Technology and me, we go way back.
I remember my first radio: a wooden and mustard-yellow plastic Fisher-Price. You turned a ridged plastic knob, and music poured forth, accompanied by a picture reel featuring Jack and Jill fetching their pail and, lo! tumbling down a hill. My favorite part? The little window in the back where you could see the works turning, precisely-placed metal bumps brushing lyrically against tiny metal fingers.
So why did I pledge today to close out my facebook account?
I like the banter that is possible on facebook, the quick, quirky, back-and-forth between friends (or, say, little sisters). I like the opportunity to tell the "world" in condensed form what my day is looking like just then, ask for supper ideas, or exclaim about the sunset. Somehow it helps, if the baby is fussy, to post it on facebook. Not just for the sympathy, although that's very nice, but just to tell someone about it.
I like the encouragement that people offer - sometimes not who you'd expect! I like reading about other people's triumphs and struggles..... and voila!
It hits me, just now, exactly why I like facebook so much.
"We read," C.S. Lewis is credited as saying, "to know we're not alone." Facebook accomplishes that in a way that (*gasp* I can't believe I'm about to say this) no book ever quite can. You can read Tolstoy's War and Peace and be thrilled at his apt descriptions of people and relationships: yes, we're like that! I am like that!!
But guess what? Tolstoy, for all his sympathetic understanding of humanity, has been dead for over 100 years. If he was the only one who really gets it, it's too late in this life to have a heart to heart with him about things.
So you find a contemporary author - take your pick; I like Brennan Manning, or for fiction, Alexander McCall Smith - but what are the chances that their understanding connects you with them in any tangible way? Slim.
But on facebook, you read, you write, and you see not only that you are not alone, but that other people that you actually know are experiencing some of the same discipline problems with their children, the same joys over jobs finally finished, the same occasional exhilerating days, the same glorying in truth and beauty.
We're us.
And on facebook, away from the hairstyle and wardrobe worries (will I ever look cool enough?), away from the potentially awkward social settings (will I always stick my foot in my mouth?!), just you and me and all our friends out amongst the words, we can see that we're mostly the same. Just people, who cry and laugh and rage and sleep and worry and love.
But. This wasn't supposed to be an ode to facebook.
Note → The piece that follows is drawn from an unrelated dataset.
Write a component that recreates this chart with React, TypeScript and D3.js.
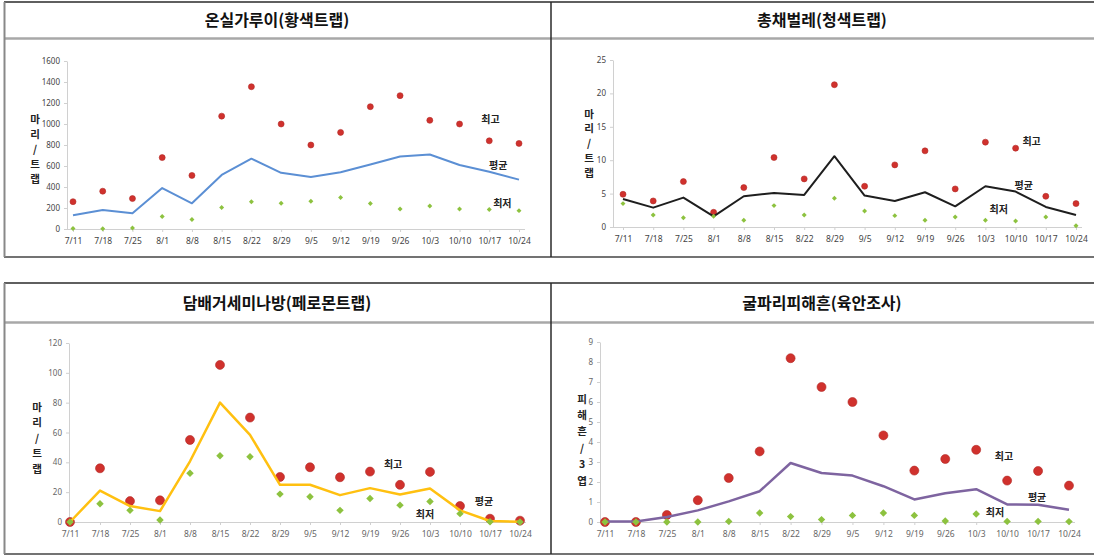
import React, { useEffect, useRef } from "react";
import * as d3 from "d3";

// survey dates (x categories)
const dates = ["7/11", "7/18", "7/25", "8/1", "8/8", "8/15", "8/22", "8/29", "9/5", "9/12", "9/19", "9/26", "10/3", "10/10", "10/17", "10/24"];

// 온실가루이 (황색트랩)
const whiteflyMax = [260, 360, 290, 680, 510, 1075, 1355, 1000, 800, 920, 1165, 1270, 1035, 1000, 840, 815];
const whiteflyAvg = [130, 180, 150, 390, 245, 515, 670, 535, 495, 540, 615, 690, 710, 610, 545, 470];
const whiteflyMin = [5, 3, 10, 120, 90, 205, 260, 245, 265, 300, 242, 190, 220, 190, 185, 175];

// 총채벌레 (청색트랩)
const thripsMax = [4.9, 3.9, 6.8, 2.2, 5.9, 10.4, 7.2, 21.3, 6.1, 9.3, 11.4, 5.7, 12.7, 11.8, 4.6, 3.5];
const thripsAvg = [4.2, 2.9, 4.4, 1.6, 4.6, 5.1, 4.8, 10.6, 4.7, 3.9, 5.2, 3.1, 6.1, 5.3, 3.0, 1.8];
const thripsMin = [3.5, 1.8, 1.4, 1.6, 1.0, 3.2, 1.8, 4.3, 2.4, 1.7, 1.0, 1.5, 1.0, 0.9, 1.5, 0.2];

// 담배거세미나방 (페로몬트랩)
const armywormMax = [0, 36, 14, 14.5, 55, 105.3, 70, 30.2, 36.7, 30, 33.8, 24.9, 33.6, 10.7, 2.2, 0.9];
const armywormAvg = [0, 21.1, 10.7, 7.3, 40.7, 80, 58.4, 24.9, 25, 18, 22.7, 18.4, 22.4, 7.8, 0.7, 0.2];
const armywormMin = [0, 12.2, 7.8, 1.3, 32.7, 44.4, 43.8, 18.7, 16.9, 7.8, 15.8, 11.3, 13.8, 5.6, 0.2, 0];

// 굴파리 피해흔 (육안조사)
const leafminerMax = [0, 0, 0.35, 1.09, 2.2, 3.53, 8.19, 6.75, 6.0, 4.33, 2.57, 3.15, 3.61, 2.07, 2.55, 1.82];
const leafminerAvg = [0.02, 0.03, 0.25, 0.58, 1.03, 1.54, 2.95, 2.45, 2.32, 1.79, 1.13, 1.44, 1.64, 0.88, 0.86, 0.61];
const leafminerMin = [0, 0, 0, 0, 0.03, 0.45, 0.27, 0.12, 0.33, 0.45, 0.33, 0.05, 0.4, 0.03, 0.03, 0.02];

const seriesNames = ["최고", "평균", "최저"];

const KR = "'Noto Sans CJK KR', 'Noto Sans', sans-serif";
const NUM = "'Noto Sans', 'Liberation Sans', sans-serif";

interface Panel {
  title: string;
  titleX: number;
  titleY: number;
  yLabel: string[];
  yLabelX: number;
  yLabelY: number;
  yLabelGap: number;
  yMax: number;
  yStep: number;
  axisX: number;
  firstX: number;
  lastX: number;
  y0: number;
  yTop: number;
  color: string;
  lineW: number;
  dotR: number;
  diaR: number;
  tickColor: string;
  maxV: number[];
  avgV: number[];
  minV: number[];
  // label anchors in data units: [category index, value]
  labelAt: [number, number][];
}

const panels: Panel[] = [
  {
    title: "온실가루이(황색트랩)", titleX: 277, titleY: 26,
    yLabel: ["마", "리", "/", "트", "랩"], yLabelX: 35, yLabelY: 118, yLabelGap: 15,
    yMax: 1600, yStep: 200, axisX: 67, firstX: 73, lastX: 519, y0: 229, yTop: 61,
    color: "#5b8fd4", lineW: 2, dotR: 3, diaR: 2.8, tickColor: "#444",
    maxV: whiteflyMax, avgV: whiteflyAvg, minV: whiteflyMin,
    labelAt: [[14.04, 1057], [14.3, 610], [14.44, 257]],
  },
  {
    title: "총채벌레(청색트랩)", titleX: 822, titleY: 26,
    yLabel: ["마", "리", "/", "트", "랩"], yLabelX: 589, yLabelY: 113, yLabelGap: 14.8,
    yMax: 25, yStep: 5, axisX: 613, firstX: 623, lastX: 1076, y0: 227, yTop: 60,
    color: "#1e1e1e", lineW: 2, dotR: 3, diaR: 2.8, tickColor: "#444",
    maxV: thripsMax, avgV: thripsAvg, minV: thripsMin,
    labelAt: [[13.53, 12.9], [13.27, 6.4], [12.44, 2.7]],
  },
  {
    title: "담배거세미나방(페로몬트랩)", titleX: 277, titleY: 309,
    yLabel: ["마", "리", "/", "트", "랩"], yLabelX: 37, yLabelY: 406, yLabelGap: 15.5,
    yMax: 120, yStep: 20, axisX: 69, firstX: 70, lastX: 520, y0: 522, yTop: 343,
    color: "#ffc010", lineW: 2.5, dotR: 4.5, diaR: 4.2, tickColor: "#666",
    maxV: armywormMax, avgV: armywormAvg, minV: armywormMin,
    labelAt: [[10.77, 39.5], [13.8, 14.7], [11.83, 5.4]],
  },
  {
    title: "굴파리피해흔(육안조사)", titleX: 822, titleY: 309,
    yLabel: ["피", "해", "흔", "/", "3", "엽"], yLabelX: 582, yLabelY: 398, yLabelGap: 16.4,
    yMax: 9, yStep: 1, axisX: 600, firstX: 605, lastX: 1069, y0: 522, yTop: 342,
    color: "#7e64a0", lineW: 2.5, dotR: 4.5, diaR: 4.2, tickColor: "#666",
    maxV: leafminerMax, avgV: leafminerAvg, minV: leafminerMin,
    labelAt: [[12.9, 3.35], [13.97, 1.3], [12.61, 0.55]],
  },
];

function drawPanel(root: d3.Selection<SVGGElement, unknown, null, undefined>, p: Panel) {
  const g = root.append("g");
  const x = d3.scalePoint<string>().domain(dates).range([p.firstX, p.lastX]);
  const y = d3.scaleLinear().domain([0, p.yMax]).range([p.y0, p.yTop]);
  const step = x.step();

  // title
  g.append("text")
    .attr("x", p.titleX)
    .attr("y", p.titleY)
    .attr("text-anchor", "middle")
    .attr("font-family", KR)
    .attr("font-weight", 700)
    .attr("font-size", 16)
    .attr("fill", "#111")
    .text(p.title);

  // y axis
  const ya = g
    .append("g")
    .attr("transform", `translate(${p.axisX},0)`)
    .call(
      d3.axisLeft(y)
        .tickValues(d3.range(0, p.yMax + p.yStep / 2, p.yStep))
        .tickFormat(d3.format("d"))
        .tickSizeInner(3)
        .tickSizeOuter(0)
        .tickPadding(4)
    );
  ya.select(".domain").attr("stroke", "#d0d0d0");
  ya.selectAll(".tick line").attr("stroke", "#d0d0d0");
  ya.selectAll(".tick text")
    .attr("font-family", NUM)
    .attr("font-size", 8)
    .attr("fill", p.tickColor);

  // x axis
  const xa = g
    .append("g")
    .attr("transform", `translate(0,${p.y0})`)
    .call(d3.axisBottom(x).tickSizeInner(3).tickSizeOuter(0).tickPadding(6));
  xa.select(".domain").remove();
  xa.selectAll(".tick line").attr("stroke", "#d0d0d0");
  xa.selectAll(".tick text")
    .attr("font-family", NUM)
    .attr("font-size", 8.5)
    .attr("fill", p.tickColor);
  g.append("line")
    .attr("x1", p.axisX)
    .attr("x2", p.lastX + 6)
    .attr("y1", p.y0 + 0.5)
    .attr("y2", p.y0 + 0.5)
    .attr("stroke", "#d0d0d0");

  // y axis title, stacked characters
  g.append("g")
    .selectAll("text")
    .data(p.yLabel)
    .join("text")
    .attr("x", p.yLabelX)
    .attr("y", (_d, i) => p.yLabelY + i * p.yLabelGap)
    .attr("text-anchor", "middle")
    .attr("dominant-baseline", "central")
    .attr("font-family", KR)
    .attr("font-weight", 700)
    .attr("font-size", 10.5)
    .attr("fill", "#222")
    .text((d) => d);

  // 최고 (red dots)
  g.append("g")
    .selectAll("circle")
    .data(p.maxV)
    .join("circle")
    .attr("cx", (_d, i) => x(dates[i]) as number)
    .attr("cy", (d) => y(d))
    .attr("r", p.dotR)
    .attr("fill", "#d0312d")
    .attr("stroke", "#b22a26")
    .attr("stroke-width", 0.6);

  // 평균 (line)
  const line = d3
    .line<number>()
    .x((_d, i) => x(dates[i]) as number)
    .y((d) => y(d));
  g.append("path")
    .datum(p.avgV)
    .attr("d", line)
    .attr("fill", "none")
    .attr("stroke", p.color)
    .attr("stroke-width", p.lineW)
    .attr("stroke-linejoin", "round");

  // 최저 (green diamonds)
  const dia = d3.symbol().type(d3.symbolDiamond2).size(p.diaR * p.diaR * 2);
  g.append("g")
    .selectAll("path")
    .data(p.minV)
    .join("path")
    .attr("d", dia)
    .attr("transform", (d, i) => `translate(${x(dates[i])},${y(d)})`)
    .attr("fill", "#8dc23f");

  // series labels
  g.append("g")
    .selectAll("text")
    .data(p.labelAt)
    .join("text")
    .attr("x", (d) => p.firstX + d[0] * step)
    .attr("y", (d) => y(d[1]))
    .attr("text-anchor", "middle")
    .attr("dominant-baseline", "central")
    .attr("font-family", KR)
    .attr("font-weight", 700)
    .attr("font-size", 10)
    .attr("fill", "#222")
    .text((_d, i) => seriesNames[i]);
}

function drawTables(svg: d3.Selection<SVGGElement, unknown, null, undefined>) {
  const tables = [
    { top: 2, head: 38.5, bottom: 257 },
    { top: 283, head: 322.5, bottom: 554 },
  ];
  tables.forEach((t) => {
    svg.append("line").attr("x1", 4).attr("x2", 1094).attr("y1", t.top).attr("y2", t.top)
      .attr("stroke", "#2a2a2a").attr("stroke-width", 1.5);
    svg.append("line").attr("x1", 4).attr("x2", 1094).attr("y1", t.head).attr("y2", t.head)
      .attr("stroke", "#a8a8a8").attr("stroke-width", 2.5);
    svg.append("line").attr("x1", 4).attr("x2", 1094).attr("y1", t.bottom).attr("y2", t.bottom)
      .attr("stroke", "#444").attr("stroke-width", 1.5);
    svg.append("line").attr("x1", 4.5).attr("x2", 4.5).attr("y1", t.top).attr("y2", t.bottom)
      .attr("stroke", "#888").attr("stroke-width", 2);
    svg.append("line").attr("x1", 551).attr("x2", 551).attr("y1", t.top).attr("y2", t.bottom)
      .attr("stroke", "#2a2a2a").attr("stroke-width", 1.5);
  });
}

export default function App() {
  const ref = useRef<SVGGElement>(null);

  useEffect(() => {
    if (!ref.current) return;
    const root = d3.select(ref.current);
    root.selectAll("*").remove();
    drawTables(root);
    panels.forEach((p) => drawPanel(root, p));
  }, []);

  return (
    <svg
      width={1094}
      height={556}
      style={{ position: "absolute", left: 0, top: 0, display: "block", background: "#fff" }}
    >
      <g ref={ref} />
    </svg>
  );
}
I am still planning to delete my account tomorrow morning (although now I hope I'll be able to open it again someday).
Facebook, for all its delightful qualities, has a dark side.
When I'm on facebook, I'm not on the phone with a friend. I'm not reading to my children. I'm not sitting in the hammock (okay, I know I could be, with a laptop....). When I'm on facebook, I'm not napping. I'm not catching up with my husband's day. I'm not reading a good book. I'm not planning school projects. I'm not sewing or throwing pots. I'm not working in my flowerbeds.
In short, when I'm on facebook, I'm not really in my life.
Sooo .... once again, I am taking a break. And since I am so undisciplined that I have been known to "just check" facebook while I am taking a break from it, I am actually going to delete my account. And since I just listed all the things that I love about facebook, I am hoping that I will be able to reopen it someday, rather sooner than later.
It's an uneasy alliance we have, me and technology.